Future posting list implementations may also use specialized assembly for 
optimizing performance on specific processors, and sometimes instruction sets
impose data alignment requirements.  From
<http://en.wikipedia.org/wiki/Data_structure_alignment#x86_and_x64>:

  While the x86 architecture originally did not require aligned memory access
  and still works without it, SSE2 instructions on x86 and x64 CPUs do require
  the data to be 128-bit (16-byte) aligned and there can be substantial
  performance advantages from using aligned data on these architectures.

Taking all that into consideration, 64 bytes seems like a reasonable offset
multiple to stipulate in the Lucy File Format spec.
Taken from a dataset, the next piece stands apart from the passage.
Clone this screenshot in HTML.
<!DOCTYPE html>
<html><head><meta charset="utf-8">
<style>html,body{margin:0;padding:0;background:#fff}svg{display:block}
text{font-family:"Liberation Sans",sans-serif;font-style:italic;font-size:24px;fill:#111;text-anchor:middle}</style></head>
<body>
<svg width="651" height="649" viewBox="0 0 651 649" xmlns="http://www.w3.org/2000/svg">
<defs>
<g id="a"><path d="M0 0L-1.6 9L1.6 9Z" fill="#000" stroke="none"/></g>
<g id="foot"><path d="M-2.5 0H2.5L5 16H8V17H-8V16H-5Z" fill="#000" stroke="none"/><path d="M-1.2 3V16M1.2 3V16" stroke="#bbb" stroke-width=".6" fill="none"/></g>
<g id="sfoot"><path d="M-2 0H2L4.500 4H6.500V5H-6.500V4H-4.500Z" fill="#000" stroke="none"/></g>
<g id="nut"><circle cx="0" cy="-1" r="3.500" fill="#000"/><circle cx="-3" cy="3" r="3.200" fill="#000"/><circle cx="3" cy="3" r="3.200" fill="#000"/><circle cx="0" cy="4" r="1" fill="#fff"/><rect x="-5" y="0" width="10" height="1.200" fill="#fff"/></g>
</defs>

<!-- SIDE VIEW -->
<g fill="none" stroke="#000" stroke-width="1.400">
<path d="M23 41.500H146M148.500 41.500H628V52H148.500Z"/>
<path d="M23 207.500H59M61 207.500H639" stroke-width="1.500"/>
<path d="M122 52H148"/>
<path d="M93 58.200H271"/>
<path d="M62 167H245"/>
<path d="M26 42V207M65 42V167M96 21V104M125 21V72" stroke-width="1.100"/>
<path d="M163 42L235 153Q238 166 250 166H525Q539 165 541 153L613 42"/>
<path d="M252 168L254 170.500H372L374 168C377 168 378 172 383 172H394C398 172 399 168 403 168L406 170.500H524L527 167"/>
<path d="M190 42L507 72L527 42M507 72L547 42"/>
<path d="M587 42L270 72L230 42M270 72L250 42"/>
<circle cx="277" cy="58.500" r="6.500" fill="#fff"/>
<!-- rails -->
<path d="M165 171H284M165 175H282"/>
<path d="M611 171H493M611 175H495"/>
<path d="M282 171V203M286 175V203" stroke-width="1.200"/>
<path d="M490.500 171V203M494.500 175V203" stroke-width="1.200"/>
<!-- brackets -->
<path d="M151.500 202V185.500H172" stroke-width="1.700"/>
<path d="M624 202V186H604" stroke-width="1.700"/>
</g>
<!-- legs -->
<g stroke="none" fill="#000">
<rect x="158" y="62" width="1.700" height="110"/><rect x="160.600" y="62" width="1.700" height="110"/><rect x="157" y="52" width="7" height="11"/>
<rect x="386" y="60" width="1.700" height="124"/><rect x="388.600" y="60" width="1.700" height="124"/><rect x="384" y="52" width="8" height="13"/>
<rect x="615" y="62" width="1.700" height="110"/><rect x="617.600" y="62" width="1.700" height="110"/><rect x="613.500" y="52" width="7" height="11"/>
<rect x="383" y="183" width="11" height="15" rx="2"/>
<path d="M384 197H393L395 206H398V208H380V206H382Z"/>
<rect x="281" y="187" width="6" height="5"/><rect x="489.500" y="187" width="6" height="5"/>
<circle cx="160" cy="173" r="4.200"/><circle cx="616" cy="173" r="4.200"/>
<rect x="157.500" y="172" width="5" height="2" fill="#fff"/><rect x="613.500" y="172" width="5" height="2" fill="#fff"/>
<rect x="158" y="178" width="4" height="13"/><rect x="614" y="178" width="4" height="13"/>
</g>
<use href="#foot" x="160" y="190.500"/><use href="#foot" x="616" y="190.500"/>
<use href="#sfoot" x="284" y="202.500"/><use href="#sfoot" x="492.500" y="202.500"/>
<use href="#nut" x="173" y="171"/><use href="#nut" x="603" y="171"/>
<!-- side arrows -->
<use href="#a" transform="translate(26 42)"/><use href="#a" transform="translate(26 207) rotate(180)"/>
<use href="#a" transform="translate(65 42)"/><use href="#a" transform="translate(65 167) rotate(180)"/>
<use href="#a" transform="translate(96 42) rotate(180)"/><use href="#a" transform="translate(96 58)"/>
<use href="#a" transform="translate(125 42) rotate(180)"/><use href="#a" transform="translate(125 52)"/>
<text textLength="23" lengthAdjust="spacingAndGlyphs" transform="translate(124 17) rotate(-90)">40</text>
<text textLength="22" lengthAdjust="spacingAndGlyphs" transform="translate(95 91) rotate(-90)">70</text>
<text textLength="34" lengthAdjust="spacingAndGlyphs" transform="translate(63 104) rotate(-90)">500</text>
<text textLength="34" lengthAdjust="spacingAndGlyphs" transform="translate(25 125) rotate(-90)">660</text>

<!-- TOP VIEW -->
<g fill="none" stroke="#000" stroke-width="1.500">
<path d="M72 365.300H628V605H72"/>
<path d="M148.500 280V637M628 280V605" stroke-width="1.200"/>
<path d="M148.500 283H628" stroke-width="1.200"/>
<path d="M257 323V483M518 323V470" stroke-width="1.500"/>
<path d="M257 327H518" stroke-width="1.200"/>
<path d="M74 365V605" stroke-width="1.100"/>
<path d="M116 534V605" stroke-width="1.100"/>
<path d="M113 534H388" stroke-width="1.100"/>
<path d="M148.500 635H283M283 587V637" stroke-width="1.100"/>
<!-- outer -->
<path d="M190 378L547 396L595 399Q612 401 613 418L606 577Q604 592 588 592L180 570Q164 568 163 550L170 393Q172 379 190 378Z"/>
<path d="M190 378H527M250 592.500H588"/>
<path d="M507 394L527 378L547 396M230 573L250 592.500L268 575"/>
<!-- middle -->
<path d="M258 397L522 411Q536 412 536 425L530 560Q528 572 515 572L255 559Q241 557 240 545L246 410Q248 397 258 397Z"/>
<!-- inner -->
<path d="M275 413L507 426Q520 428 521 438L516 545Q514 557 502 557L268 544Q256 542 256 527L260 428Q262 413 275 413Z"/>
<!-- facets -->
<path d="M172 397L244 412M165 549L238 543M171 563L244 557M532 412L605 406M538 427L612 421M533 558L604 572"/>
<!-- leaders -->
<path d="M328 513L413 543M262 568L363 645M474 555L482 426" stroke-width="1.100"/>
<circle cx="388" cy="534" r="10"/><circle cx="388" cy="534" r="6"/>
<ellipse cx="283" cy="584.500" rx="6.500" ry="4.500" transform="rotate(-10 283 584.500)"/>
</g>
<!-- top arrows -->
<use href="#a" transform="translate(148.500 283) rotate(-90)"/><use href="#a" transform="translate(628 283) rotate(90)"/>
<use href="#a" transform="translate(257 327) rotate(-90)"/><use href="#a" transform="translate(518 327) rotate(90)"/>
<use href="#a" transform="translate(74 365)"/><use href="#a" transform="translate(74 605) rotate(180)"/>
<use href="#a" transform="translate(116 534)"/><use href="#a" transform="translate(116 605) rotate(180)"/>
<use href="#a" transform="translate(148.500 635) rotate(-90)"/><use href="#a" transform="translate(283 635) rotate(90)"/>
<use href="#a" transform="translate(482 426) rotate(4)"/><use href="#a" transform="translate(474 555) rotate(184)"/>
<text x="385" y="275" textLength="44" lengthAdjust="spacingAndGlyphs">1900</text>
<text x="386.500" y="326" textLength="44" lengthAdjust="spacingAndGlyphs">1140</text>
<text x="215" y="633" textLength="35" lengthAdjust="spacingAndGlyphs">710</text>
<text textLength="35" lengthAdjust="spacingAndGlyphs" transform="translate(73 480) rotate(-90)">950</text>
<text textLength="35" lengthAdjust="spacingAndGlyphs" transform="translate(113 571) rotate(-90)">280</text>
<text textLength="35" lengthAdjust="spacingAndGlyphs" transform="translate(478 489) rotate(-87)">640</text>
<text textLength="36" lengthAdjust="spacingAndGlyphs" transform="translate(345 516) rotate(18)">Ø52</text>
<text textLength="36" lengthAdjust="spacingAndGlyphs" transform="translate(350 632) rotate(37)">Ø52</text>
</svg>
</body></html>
> Compound File Format Spec
> -------------------------
>
>                 Key: LUCY-4
>                 URL: https://issues.apache.org/jira/browse/LUCY-4
>             Project: Lucy
>          Issue Type: Sub-task
>            Reporter: Marvin Humphrey
>            Assignee: Marvin Humphrey
>            Priority: Minor
>
> Lucene, KinoSearch, etc, use "compound files" for segment data to avoid running up against file descriptor limits, e.g. on Mac OS X where the default max is 256.  InStream objects created against the sub files all share a common file descriptor and specify an offset and a length.  Lucy
> will have to do something similar.